If you ever take the early morning BA flight from Cairo to London, get a window seat on the left (as you face forward) with a full view. On a clear day, as we had yesterday, you get impressive views of the city after take-off.

Then the Delta: mud-coloured villages, rice fields (Egyptian rice is delicious), blue strips of water.

Then Venice sparkling in the sun: the whole S of the Grand Canal. Arsenal, station, causeway. San Giorgio Maggiore, Giudecca, Lido, San Michele, Murano, Burano, Torcello.

Mestre: the dark side of the Venetian moon, which nobody dreams of entering except a few misguided tourists who are told that it is cheaper. In fact, it seems a pleasant city.

Then the most sensational view of the Alps I can remember. Half an hour of them, from horizon to horizon, dusted by fresh snow. We must have flown close to Davos. Was that the Finsteraarhorn, or the Matterhorn?

The fields of Kent looked beautiful, although it was midday and bright. Late afternoon and patches of sunlight and shade are usually best for England.

Most flights offer nothing to the eye.

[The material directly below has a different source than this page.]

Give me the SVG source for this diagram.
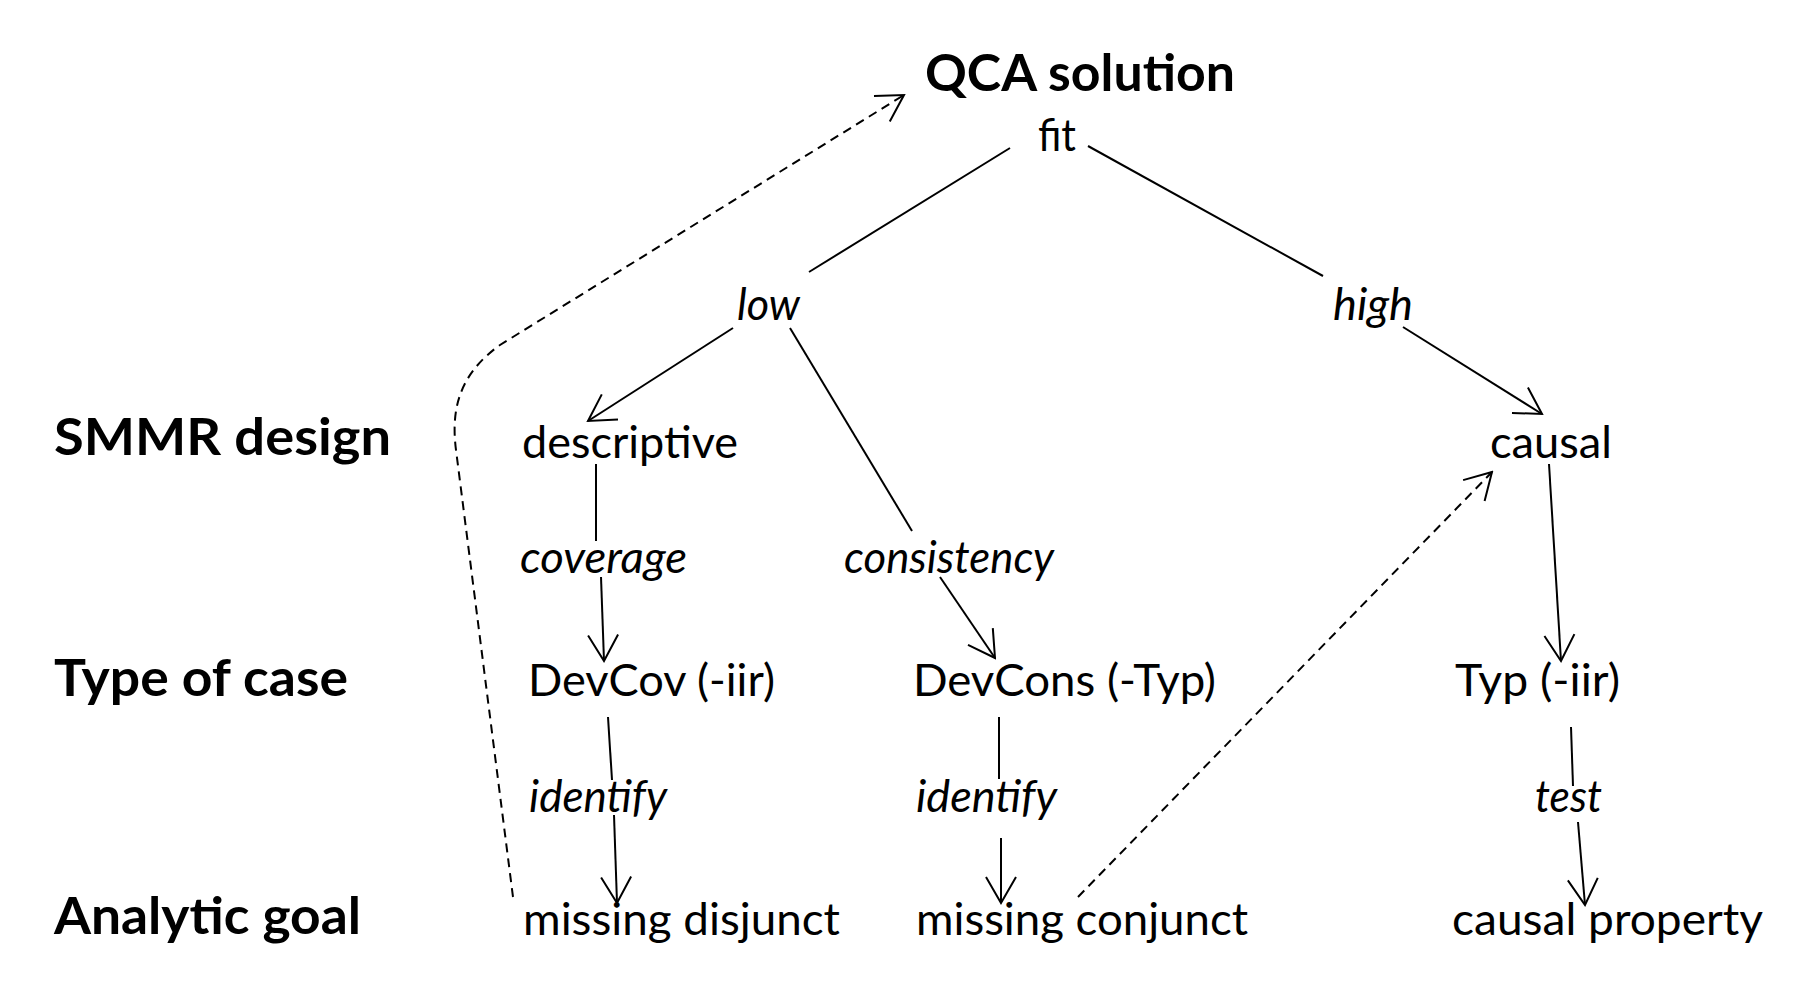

I was too lazy to get my camera.

Cairo had seemed scruffier than before the revolution. People are poorer, or more people are poor. More are selling things on pavements. Traffic and parking are worse: the police are busy elsewhere. There seemed to be more animals (donkeys) on the streets in downtown. The hotels near Tahrir Square after nearly three years are at ten per cent occupancy and less. Shepheard’s has closed its bar, not as a nod to religion, but because there is no one there. They suggest you go over the road to the Semiramis.

Old posts:


The barbarian hinterland.

4 Responses to “Flying 2”

  1. davidderrick Says:

    Was it wise to ban the Muslim Brotherhood outright? I kept asking this and everybody said it had to be done.

    I won’t fly Egypt Air. In June 2006 the oxygen masks came down when my evening flight was just over the Mediterranean en route to London. We flew back to Cairo at a low altitude. The whole experience, oddly enough, wasn’t particularly frightening. There seemed to be nothing obviously wrong with the cabin air, so we stopped using the masks. Still, an unpleasant experience. And it’s a dry airline.

  2. davidderrick Says:

    Having gone back this September, the city seemed sprucer again, as far as it can go in that direction. The Sisi regime is more repressive than Mubarak’s ever was, but it had become clear that Morsi was economically incompetent.

    There was also an element of relief at the end of religious rule, even among some who had supported Morsi: if this is religious rule, we don’t want it. I am not saying the mood was like England after Cromwell/Florence after Savonarola, but there is perhaps something here to hang on to.

  3. davidderrick Says:

    I did that flight again this morning and it didn’t let me down. This time I sat on the right. Clear views of the Cyclades, and then we flew over the Saronic Gulf and bang over the isthmus of Corinth and past a snowy Mount Parnassus.

    Historic sights on a historic day [Syriza victory]. Later we flew over Istria.

    Cairo hotels were filling up again, with help (more than one would like) from the Gulf. It was a historic, and tragic, day in Cairo too, though I saw no more than police barricades in the early morning: the fourth anniversary of the outbreak of the revolution. It is shocking to see Sisi posing as the revolution’s leader and calling all opponents Islamists. Egypt will explode again, but when and how?

  4. davidderrick Says:

    Today, en route from London to Beirut, I flew for the first time, consciously, over the Dardanelles, the Isparta lake region of Turkey, the central Taurus mountains, and the Karpass peninsula of Cyprus.